• _Data records_
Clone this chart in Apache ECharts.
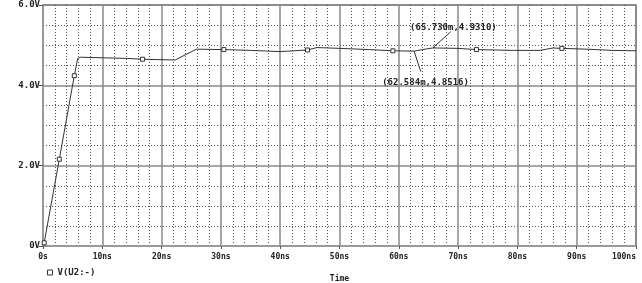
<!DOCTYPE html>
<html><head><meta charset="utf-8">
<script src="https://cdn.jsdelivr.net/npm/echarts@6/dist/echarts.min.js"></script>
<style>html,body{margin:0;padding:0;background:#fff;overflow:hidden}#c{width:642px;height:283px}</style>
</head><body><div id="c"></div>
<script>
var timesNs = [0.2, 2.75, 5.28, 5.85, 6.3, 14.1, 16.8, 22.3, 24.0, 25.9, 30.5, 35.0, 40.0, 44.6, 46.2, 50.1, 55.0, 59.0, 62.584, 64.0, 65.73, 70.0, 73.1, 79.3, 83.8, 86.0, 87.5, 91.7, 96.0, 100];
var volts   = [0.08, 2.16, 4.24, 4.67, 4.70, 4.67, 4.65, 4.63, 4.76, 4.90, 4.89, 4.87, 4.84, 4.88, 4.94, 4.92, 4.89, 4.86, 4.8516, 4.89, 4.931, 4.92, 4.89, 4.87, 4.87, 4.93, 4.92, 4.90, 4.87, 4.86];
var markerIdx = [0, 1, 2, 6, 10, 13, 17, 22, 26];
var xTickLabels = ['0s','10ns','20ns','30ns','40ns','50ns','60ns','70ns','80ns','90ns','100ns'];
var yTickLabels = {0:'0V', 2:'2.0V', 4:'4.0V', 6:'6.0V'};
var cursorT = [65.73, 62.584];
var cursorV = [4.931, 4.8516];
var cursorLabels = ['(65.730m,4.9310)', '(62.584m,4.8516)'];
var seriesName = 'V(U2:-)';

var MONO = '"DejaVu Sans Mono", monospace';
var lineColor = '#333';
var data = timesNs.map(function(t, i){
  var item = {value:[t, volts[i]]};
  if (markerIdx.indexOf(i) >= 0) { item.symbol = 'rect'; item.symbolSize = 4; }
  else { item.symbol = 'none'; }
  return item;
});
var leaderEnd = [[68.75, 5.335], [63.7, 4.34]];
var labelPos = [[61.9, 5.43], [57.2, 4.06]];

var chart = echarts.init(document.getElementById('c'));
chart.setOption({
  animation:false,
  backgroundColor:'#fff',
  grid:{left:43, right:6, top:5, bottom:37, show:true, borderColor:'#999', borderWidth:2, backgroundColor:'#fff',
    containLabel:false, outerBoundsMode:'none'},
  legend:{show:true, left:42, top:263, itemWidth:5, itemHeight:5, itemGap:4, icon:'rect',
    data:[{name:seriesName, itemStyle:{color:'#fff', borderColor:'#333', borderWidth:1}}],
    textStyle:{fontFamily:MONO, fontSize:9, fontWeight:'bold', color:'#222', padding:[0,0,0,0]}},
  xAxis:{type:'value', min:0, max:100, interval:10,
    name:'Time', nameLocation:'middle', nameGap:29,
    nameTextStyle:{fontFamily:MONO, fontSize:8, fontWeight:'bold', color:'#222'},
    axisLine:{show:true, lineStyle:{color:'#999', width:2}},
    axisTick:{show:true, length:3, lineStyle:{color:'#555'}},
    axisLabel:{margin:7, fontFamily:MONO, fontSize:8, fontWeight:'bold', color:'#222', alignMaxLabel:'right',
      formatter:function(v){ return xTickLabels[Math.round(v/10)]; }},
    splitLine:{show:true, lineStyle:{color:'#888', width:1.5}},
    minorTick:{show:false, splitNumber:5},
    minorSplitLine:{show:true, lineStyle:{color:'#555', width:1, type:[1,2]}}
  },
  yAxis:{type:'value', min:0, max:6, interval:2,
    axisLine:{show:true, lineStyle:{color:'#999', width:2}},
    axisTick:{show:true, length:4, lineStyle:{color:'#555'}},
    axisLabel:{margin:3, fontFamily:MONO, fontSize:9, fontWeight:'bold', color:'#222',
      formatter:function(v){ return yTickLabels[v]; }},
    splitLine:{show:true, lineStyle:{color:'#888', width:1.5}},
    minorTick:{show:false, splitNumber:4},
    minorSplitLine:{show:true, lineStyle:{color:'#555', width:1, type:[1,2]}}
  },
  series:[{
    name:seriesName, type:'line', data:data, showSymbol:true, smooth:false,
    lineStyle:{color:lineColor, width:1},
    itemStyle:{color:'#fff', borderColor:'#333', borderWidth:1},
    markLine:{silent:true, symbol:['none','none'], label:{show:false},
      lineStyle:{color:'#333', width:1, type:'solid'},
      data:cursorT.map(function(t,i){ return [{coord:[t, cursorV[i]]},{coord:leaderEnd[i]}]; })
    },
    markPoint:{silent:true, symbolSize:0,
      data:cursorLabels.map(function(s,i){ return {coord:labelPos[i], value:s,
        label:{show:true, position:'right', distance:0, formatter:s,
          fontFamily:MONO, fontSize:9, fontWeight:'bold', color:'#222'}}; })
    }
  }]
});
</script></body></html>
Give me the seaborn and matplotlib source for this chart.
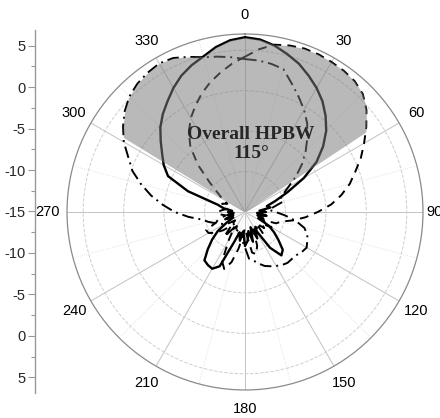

• _Requirements_
Quote the records above in full, dropping each picture.

• _Correct output_
Clone this chart in Apache ECharts.
<!DOCTYPE html>
<html><head><meta charset="utf-8">
<script src="https://cdn.jsdelivr.net/npm/echarts@6/dist/echarts.min.js"></script>
<style>html,body{margin:0;padding:0;background:#fff;overflow:hidden}#c{width:642px;height:283px}</style>
</head><body><div id="c"></div>
<script>
var timesNs = [0.2, 2.75, 5.28, 5.85, 6.3, 14.1, 16.8, 22.3, 24.0, 25.9, 30.5, 35.0, 40.0, 44.6, 46.2, 50.1, 55.0, 59.0, 62.584, 64.0, 65.73, 70.0, 73.1, 79.3, 83.8, 86.0, 87.5, 91.7, 96.0, 100];
var volts   = [0.08, 2.16, 4.24, 4.67, 4.70, 4.67, 4.65, 4.63, 4.76, 4.90, 4.89, 4.87, 4.84, 4.88, 4.94, 4.92, 4.89, 4.86, 4.8516, 4.89, 4.931, 4.92, 4.89, 4.87, 4.87, 4.93, 4.92, 4.90, 4.87, 4.86];
var markerIdx = [0, 1, 2, 6, 10, 13, 17, 22, 26];
var xTickLabels = ['0s','10ns','20ns','30ns','40ns','50ns','60ns','70ns','80ns','90ns','100ns'];
var yTickLabels = {0:'0V', 2:'2.0V', 4:'4.0V', 6:'6.0V'};
var cursorT = [65.73, 62.584];
var cursorV = [4.931, 4.8516];
var cursorLabels = ['(65.730m,4.9310)', '(62.584m,4.8516)'];
var seriesName = 'V(U2:-)';

var MONO = '"DejaVu Sans Mono", monospace';
var lineColor = '#333';
var data = timesNs.map(function(t, i){
  var item = {value:[t, volts[i]]};
  if (markerIdx.indexOf(i) >= 0) { item.symbol = 'rect'; item.symbolSize = 4; }
  else { item.symbol = 'none'; }
  return item;
});
var leaderEnd = [[68.75, 5.335], [63.7, 4.34]];
var labelPos = [[61.9, 5.43], [57.2, 4.06]];

var chart = echarts.init(document.getElementById('c'));
chart.setOption({
  animation:false,
  backgroundColor:'#fff',
  grid:{left:43, right:6, top:5, bottom:37, show:true, borderColor:'#999', borderWidth:2, backgroundColor:'#fff',
    containLabel:false, outerBoundsMode:'none'},
  legend:{show:true, left:42, top:263, itemWidth:5, itemHeight:5, itemGap:4, icon:'rect',
    data:[{name:seriesName, itemStyle:{color:'#fff', borderColor:'#333', borderWidth:1}}],
    textStyle:{fontFamily:MONO, fontSize:9, fontWeight:'bold', color:'#222', padding:[0,0,0,0]}},
  xAxis:{type:'value', min:0, max:100, interval:10,
    name:'Time', nameLocation:'middle', nameGap:29,
    nameTextStyle:{fontFamily:MONO, fontSize:8, fontWeight:'bold', color:'#222'},
    axisLine:{show:true, lineStyle:{color:'#999', width:2}},
    axisTick:{show:true, length:3, lineStyle:{color:'#555'}},
    axisLabel:{margin:7, fontFamily:MONO, fontSize:8, fontWeight:'bold', color:'#222', alignMaxLabel:'right',
      formatter:function(v){ return xTickLabels[Math.round(v/10)]; }},
    splitLine:{show:true, lineStyle:{color:'#888', width:1.5}},
    minorTick:{show:false, splitNumber:5},
    minorSplitLine:{show:true, lineStyle:{color:'#555', width:1, type:[1,2]}}
  },
  yAxis:{type:'value', min:0, max:6, interval:2,
    axisLine:{show:true, lineStyle:{color:'#999', width:2}},
    axisTick:{show:true, length:4, lineStyle:{color:'#555'}},
    axisLabel:{margin:3, fontFamily:MONO, fontSize:9, fontWeight:'bold', color:'#222',
      formatter:function(v){ return yTickLabels[v]; }},
    splitLine:{show:true, lineStyle:{color:'#888', width:1.5}},
    minorTick:{show:false, splitNumber:4},
    minorSplitLine:{show:true, lineStyle:{color:'#555', width:1, type:[1,2]}}
  },
  series:[{
    name:seriesName, type:'line', data:data, showSymbol:true, smooth:false,
    lineStyle:{color:lineColor, width:1},
    itemStyle:{color:'#fff', borderColor:'#333', borderWidth:1},
    markLine:{silent:true, symbol:['none','none'], label:{show:false},
      lineStyle:{color:'#333', width:1, type:'solid'},
      data:cursorT.map(function(t,i){ return [{coord:[t, cursorV[i]]},{coord:leaderEnd[i]}]; })
    },
    markPoint:{silent:true, symbolSize:0,
      data:cursorLabels.map(function(s,i){ return {coord:labelPos[i], value:s,
        label:{show:true, position:'right', distance:0, formatter:s,
          fontFamily:MONO, fontSize:9, fontWeight:'bold', color:'#222'}}; })
    }
  }]
});
</script></body></html>
Give me the seaborn and matplotlib source for this chart.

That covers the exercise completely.